萧遣:“不知他在那边,有没有人关心他。”
陆萤安慰道:“那边有他老子娘关心他。”
萧遣:“……”
陆萤扔给萧遣一个包裹,又到院子里和泥刷墙。这些日子陆萤忙里忙外,都没有好好休息过,重重的黑眼圈像被人打了两拳。他检查着墙上的刀痕剑痕,愁道:“这我得补到什么时候,一把火烧了干净。”
萧遣打开包裹,见是一些绘妆用的胭脂水粉、画笔假发,还有一张特质的光滑的人皮,当即丢开:“你给我这些做什么。”
陆萤:“我想到一件好玩的事。我们,嘿嘿,当一当古镜的皇帝玩玩!”
“你什么意思!”萧遣震住。
陆萤:“蒙尔还已死,天知地知,你知我知,再无人知。你想想,偌大一个古镜竟然把持在两个外人手上,不觉得很刺激吗?”
萧遣几乎听不懂,反驳:“这是非之地,趁早离开!”
“那我救你还有什么意义?听话,你杀死蒙殿下的消息我已经传回东凉了,你最好别跟我作对。”陆萤此刻说话的语气极其温柔,却含有不可挑衅的威严。
萧遣:“杀了我你自己当古镜的皇帝岂不好。”
陆萤:“你死了我拿什么牵制大齐?”
陆萤已然成为这场“意外”的最大赢家。其实当陆萤说出这个计划时,同样给了萧遣牵制自己的把柄。陆萤虽说没有参与杀死蒙尔还,但图谋古镜皇位,照样是戳古镜的底线。
陆萤:“现在我们是一根绳上的蚂蚱了。你要是不陪我玩,我独独当了古镜皇帝后,在攻打大齐的圣旨上写下一个‘允’字,那大齐该怎么办呢?”
晓之以理,动之以情。很有说服力!萧遣能怎么办,要么死,要么陪玩。
萧遣:“你要怎么做。”
陆萤:“别紧张,这又不是什么坏事。咱做了古镜的皇帝,你给大齐谋好处,我给东凉谋好处,这不是皆大欢喜的事吗?”
萧遣:“我还不知道你的真实身份。”
陆萤:“说过了,我是东凉的遗皇孙。”
萧遣:“那不是你骗蒙尔还的吗?”
陆萤:“谁说我是骗的,自以为是。”
萧遣:“你真是皇室?为何还到处……任人玩弄。”
陆萤烦道:“任人玩弄?还要我说多少遍,这是爱好!你喜欢玩破石头,蒙尔还喜欢雕骨头,我好色而已,比起你们不正常吗!给我老实地琢磨画妆,我得闲了再来教你。

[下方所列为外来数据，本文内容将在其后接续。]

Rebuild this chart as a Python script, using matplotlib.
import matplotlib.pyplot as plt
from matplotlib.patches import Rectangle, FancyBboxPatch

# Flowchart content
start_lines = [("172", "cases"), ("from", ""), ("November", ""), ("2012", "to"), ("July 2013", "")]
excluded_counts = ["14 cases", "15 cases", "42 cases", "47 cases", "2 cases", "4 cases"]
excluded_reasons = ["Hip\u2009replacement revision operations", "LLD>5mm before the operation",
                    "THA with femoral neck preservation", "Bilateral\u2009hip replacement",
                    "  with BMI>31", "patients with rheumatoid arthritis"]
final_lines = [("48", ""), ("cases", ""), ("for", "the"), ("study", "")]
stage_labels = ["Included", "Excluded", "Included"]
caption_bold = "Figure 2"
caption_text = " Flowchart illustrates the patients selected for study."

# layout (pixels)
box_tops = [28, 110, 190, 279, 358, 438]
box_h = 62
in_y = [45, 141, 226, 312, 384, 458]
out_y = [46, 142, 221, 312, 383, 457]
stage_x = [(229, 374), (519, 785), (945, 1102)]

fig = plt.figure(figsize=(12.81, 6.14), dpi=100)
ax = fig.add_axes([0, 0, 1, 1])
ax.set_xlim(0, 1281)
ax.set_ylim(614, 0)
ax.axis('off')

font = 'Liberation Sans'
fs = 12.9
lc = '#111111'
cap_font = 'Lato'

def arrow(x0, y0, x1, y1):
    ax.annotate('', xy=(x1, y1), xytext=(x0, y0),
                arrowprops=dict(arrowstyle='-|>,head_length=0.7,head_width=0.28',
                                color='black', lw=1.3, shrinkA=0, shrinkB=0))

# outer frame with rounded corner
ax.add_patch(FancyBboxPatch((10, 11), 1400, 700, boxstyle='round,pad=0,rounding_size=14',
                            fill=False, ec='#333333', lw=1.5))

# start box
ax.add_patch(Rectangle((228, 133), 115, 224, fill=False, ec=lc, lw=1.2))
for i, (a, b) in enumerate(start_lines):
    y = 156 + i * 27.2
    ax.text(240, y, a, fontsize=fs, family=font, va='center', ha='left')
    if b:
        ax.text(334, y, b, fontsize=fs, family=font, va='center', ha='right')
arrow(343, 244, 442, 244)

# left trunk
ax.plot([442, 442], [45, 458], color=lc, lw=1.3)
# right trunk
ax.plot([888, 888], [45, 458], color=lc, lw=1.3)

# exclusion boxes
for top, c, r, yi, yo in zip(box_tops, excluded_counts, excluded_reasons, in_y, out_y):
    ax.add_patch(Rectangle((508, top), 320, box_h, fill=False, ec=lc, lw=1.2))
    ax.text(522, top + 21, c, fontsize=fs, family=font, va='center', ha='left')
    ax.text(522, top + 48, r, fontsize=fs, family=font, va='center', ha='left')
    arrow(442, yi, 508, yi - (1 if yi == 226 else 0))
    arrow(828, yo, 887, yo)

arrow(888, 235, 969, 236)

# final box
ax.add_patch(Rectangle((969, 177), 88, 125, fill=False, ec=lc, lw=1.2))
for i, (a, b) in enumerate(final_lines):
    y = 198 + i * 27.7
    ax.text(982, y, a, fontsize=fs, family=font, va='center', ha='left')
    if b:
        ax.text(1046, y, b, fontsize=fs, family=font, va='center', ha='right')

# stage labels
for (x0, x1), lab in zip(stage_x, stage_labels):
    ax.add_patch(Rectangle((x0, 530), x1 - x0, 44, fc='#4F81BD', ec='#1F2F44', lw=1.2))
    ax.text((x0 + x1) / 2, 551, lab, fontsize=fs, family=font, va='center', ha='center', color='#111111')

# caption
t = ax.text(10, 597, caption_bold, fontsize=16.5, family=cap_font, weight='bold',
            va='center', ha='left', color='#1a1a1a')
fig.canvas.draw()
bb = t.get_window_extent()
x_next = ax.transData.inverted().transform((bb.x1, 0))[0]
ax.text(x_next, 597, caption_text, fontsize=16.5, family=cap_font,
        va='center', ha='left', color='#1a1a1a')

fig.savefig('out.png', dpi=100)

”
萧遣被怼得无话可说。
又过了几日,外头忽然传来兹嬷的叫唤:“殿下,殿下!我在山头采药,远远看到朝廷来了一班人马,还驶来了一架华丽的四匹马的车辇,想是来接殿下回朝的。殿下还在睡觉吗?夜照奴,快伺候殿下起身洗漱吧!”
陆萤正在厨房里做菜,闻声应了声“好”,连忙跑进居室。
屋里,萧遣把茶碗跌了,火速坐到梳妆镜前。陆萤把人皮面具狠狠套到萧遣头上,手忙脚乱地绘起蒙尔还的模样来。
马蹄声挨近,两人的心脏砰砰直跳,哪里还有平日里的从容。虽是早有准备,但这偷天换日的事换谁来做都得颤抖。